Silicon photonics is a key technology for constructing large-scale photonic integrated circuits (PICs) because it enables large-scale wafer processes with high uniformity and quality. To further improve device characteristics, heterogeneous integration of III-V compound semiconductors that provide optical gain, a high modulation efficiency, and optical non-linearity is desired. This paper describes the heterogeneous integration of membrane III-V compound semiconductor photonic devices that have a similar structure including thickness and refractive index. These devices provide efficient optical coupling with a Si waveguide using a simple taper waveguide structure. If the total thickness of the film structure is designed to be less than the critical thickness (calculated to be 430 nm for fabrication conditions such as bonding and growth temperatures), high-quality epitaxial layers can be grown on a thin InP layer directly bonded to the Si substrate.
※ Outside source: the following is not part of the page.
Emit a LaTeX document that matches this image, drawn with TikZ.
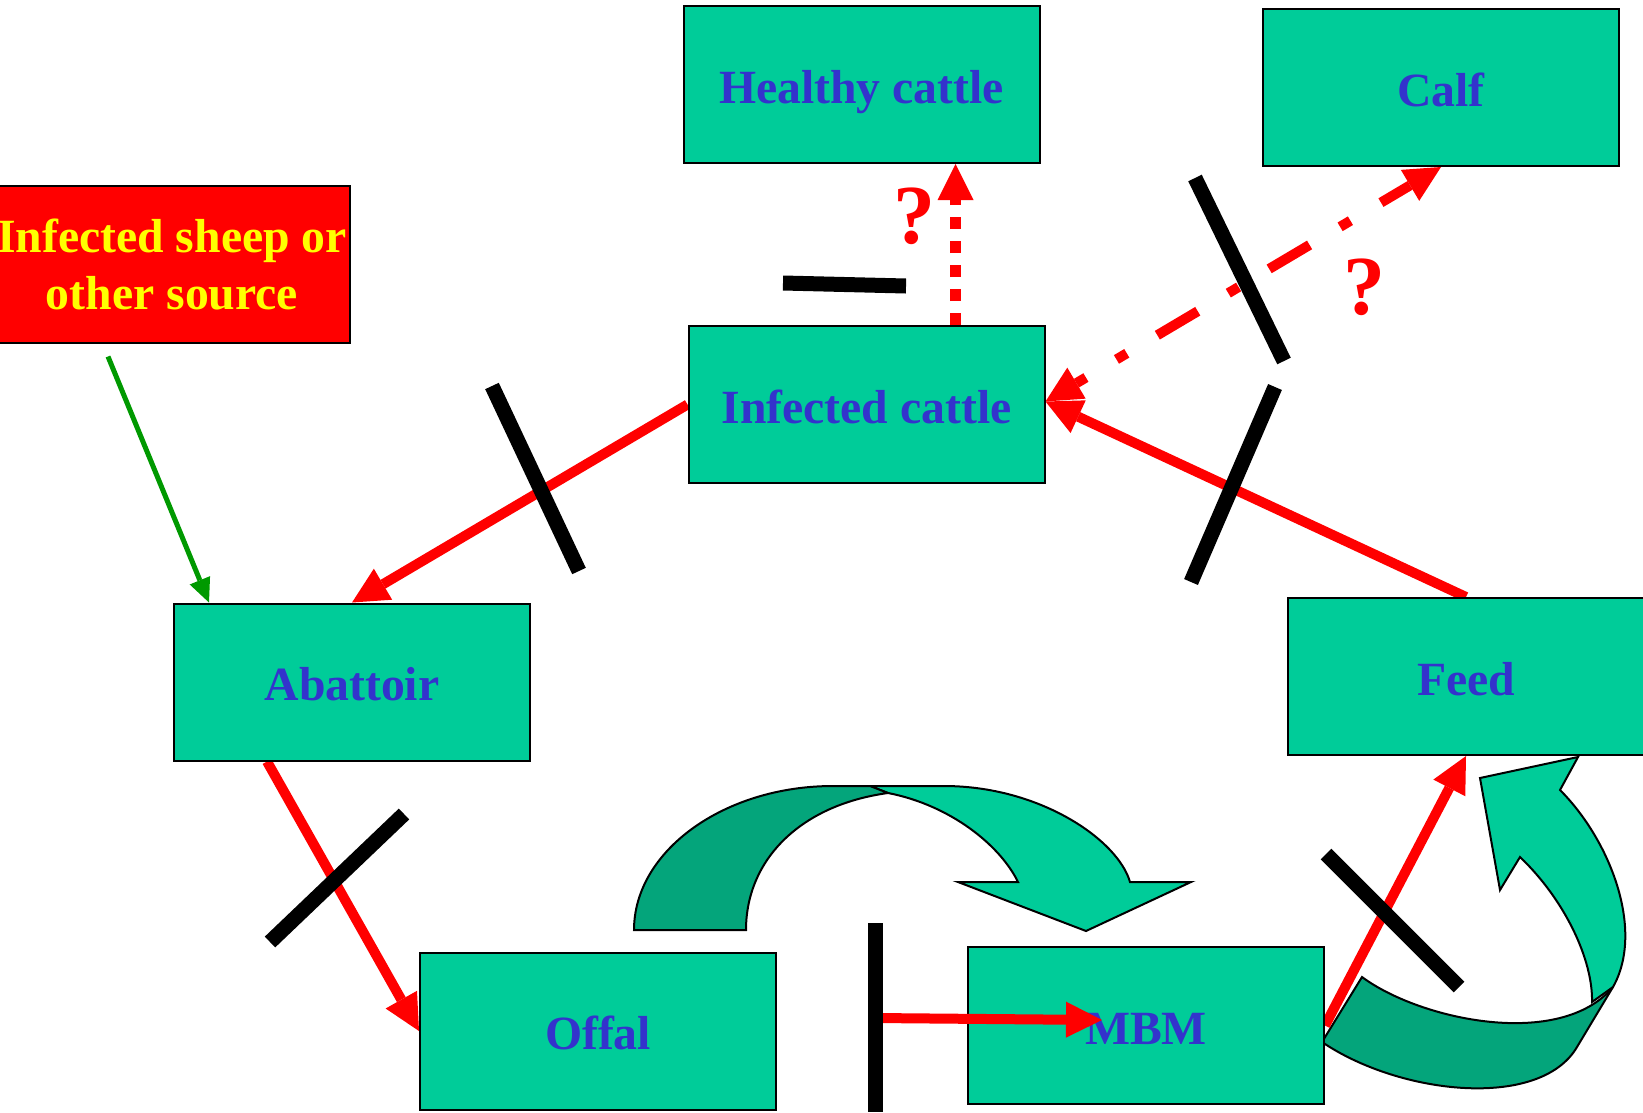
\documentclass[tikz,border=0pt]{standalone}
\usepackage{fontspec}
\setmainfont{Liberation Serif}
\usetikzlibrary{arrows.meta,calc}
\pgfdeclarelayer{background}
\pgfsetlayers{background,main}

\definecolor{boxgreen}{HTML}{00CC99}
\definecolor{backgreen}{HTML}{04A57B}
\definecolor{labelblue}{HTML}{3333CC}
\definecolor{flowred}{HTML}{FF0000}
\definecolor{srcyellow}{HTML}{FFFF00}
\definecolor{feedgreen}{HTML}{009900}

\begin{document}
\begin{tikzpicture}[x=1pt,y=-1pt,
  boxbase/.style={draw=black,line width=2pt,fill=boxgreen,minimum width=356pt,
    minimum height=157pt,inner sep=0pt,text=labelblue,align=center,
    font=\fontsize{47.7pt}{57pt}\selectfont\bfseries},
  box/.style={boxbase,text height=43pt,text depth=6pt},
  srcbox/.style={boxbase,fill=flowred,text=srcyellow},
  redtip/.tip={Triangle[length=36pt,width=36pt,line width=0pt]},
  flow/.style={draw=flowred,line width=10pt,-redtip},
  maybe/.style={flow,line width=11pt,dash pattern=on 12pt off 12pt},
  maybeboth/.style={flow,redtip-redtip,
    dash pattern=on 47pt off 35.5pt on 12pt off 35.5pt,dash phase=36pt},
  spread/.style={draw=feedgreen,line width=5pt,
    -{Triangle[length=24pt,width=22pt,line width=0pt]}},
  barrier/.style={draw=black,line width=15pt},
  ribbon/.style={draw=black,line width=2pt},
  query/.style={text=flowred,inner sep=0pt,
    font=\fontsize{84pt}{84pt}\selectfont\bfseries},
]
\useasboundingbox (0,0) rectangle (1643,1112);

% boxes
\node[box]    (hc)   at (861.5,84.5)  {Healthy cattle};
\node[box]    (calf) at (1441,87.5)   {Calf};
\node[srcbox] (src)  at (172,264)     {Infected sheep or\\other source};
\node[box]    (ic)   at (866.5,404.5) {Infected cattle};
\node[box]    (ab)   at (352,682)     {Abattoir};
\node[box]    (fd)   at (1466,676.5)  {Feed};
\node[box]    (of)   at (598,1031)    {Offal};
\node[box]    (mbm)  at (1146,1025.5) {MBM};

\begin{pgfonlayer}{background}
  % rendering loop: offal -> MBM
  \filldraw[ribbon,fill=boxgreen] (870,786) -- (944,786)
    .. controls (1040,786) and (1118,840) .. (1130,882) -- (1191,882)
    -- (1086,931) -- (958,882) -- (1018,882)
    .. controls (1000,845) and (950,805) .. (888,793) -- cycle;
  \filldraw[ribbon,fill=backgreen] (634,930)
    .. controls (634,851) and (724,786) .. (833,786) -- (870,786) -- (888,793)
    .. controls (800,805) and (746,860) .. (746,930) -- cycle;

  % recycling loop: MBM -> feed
  \filldraw[ribbon,fill=boxgreen] (1592,1002)
    .. controls (1593,960) and (1565,900) .. (1520,857) -- (1500,890)
    -- (1480,778) -- (1578,757) -- (1560,790)
    .. controls (1610,840) and (1645,930) .. (1613,987) -- cycle;
  \filldraw[ribbon,fill=backgreen] (1322,1042) -- (1362,977)
    .. controls (1420,1020) and (1560,1050) .. (1613,987) -- (1577,1047)
    .. controls (1540,1110) and (1400,1095) .. (1322,1042) -- cycle;

  % transmission routes
  \draw[spread] ([xshift=-64pt,yshift=-13pt]src.south) -- ([xshift=36pt]ab.north west);
  \draw[flow] (ic.west) -- (ab.north);
  \draw[flow] ([xshift=-85pt]ab.south) -- (of.west);
  \draw[flow] (mbm.east) -- (fd.south);
  \draw[flow] (fd.north) -- ([yshift=3pt]ic.east);
  \draw[maybeboth] ([yshift=3pt]ic.east) -- (calf.south);
  \draw[maybe] ([xshift=89pt]ic.north) -- ([xshift=89pt]ic.north |- hc.south);
\end{pgfonlayer}

% offal into MBM
\coordinate (omfrom) at (875,1018);
\coordinate (omto)   at (1102,1020);
\draw[flow] (omfrom) -- (omto);

% control barriers
\draw[barrier] (492,386) -- (579,571);
\draw[barrier] (270,942) -- (404,814);
\draw[barrier] (875,923) -- (875,1112);
\draw[barrier] (1326,854) -- (1459,987);
\draw[barrier] (1275,387) -- (1191,582);
\draw[barrier] (1195,178) -- (1284,361);
\draw[barrier] (783,283) -- (906,286);

% uncertain routes
\node[query] (q1) at (914.5,216) {?};
\node[query] (q2) at (1364,287) {?};
\end{tikzpicture}
\end{document}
Therefore, regrowth techniques are employed on bonded InP layer on SiO2/Si substrate. We fabricate two kinds of laser-integrated Mach-Zehnder modulators using epitaxial regrowth on Si substrates. One uses Si phase modulators, and the other uses InP-based modulators. A micro-transfer-printing technology is also important when the number of III-V devices is relatively small. Furthermore, the micro-transfer-printing technology enables devices to be selected that meet the required characteristics before integration. For this purpose, we try to integrate a membrane laser on a Si substrate, in which the membrane laser is fabricated on InP substrate. The device shows a threshold current of 0.8 mA when the active region length is 140 μm. Finally, we briefly describe a transmission module, in which directly modulated membrane lasers and electronic drivers are integrated by flip-chip bonding through Au bumps. To reduce power consumption, it is important to design driver circuits that incorporate semiconductor lasers as electronic components. We demonstrate a 2-channel 53-Gbit/s 4-level pulse amplitude modulation (PAM4) transmitter front-end consisting of a 2-channel PAM4 shunt laser driver and 2-channel O-band directly modulated membrane lasers. The total power consumption is only 60.7 mW, resulting in 0.57 mW/Gbit/s.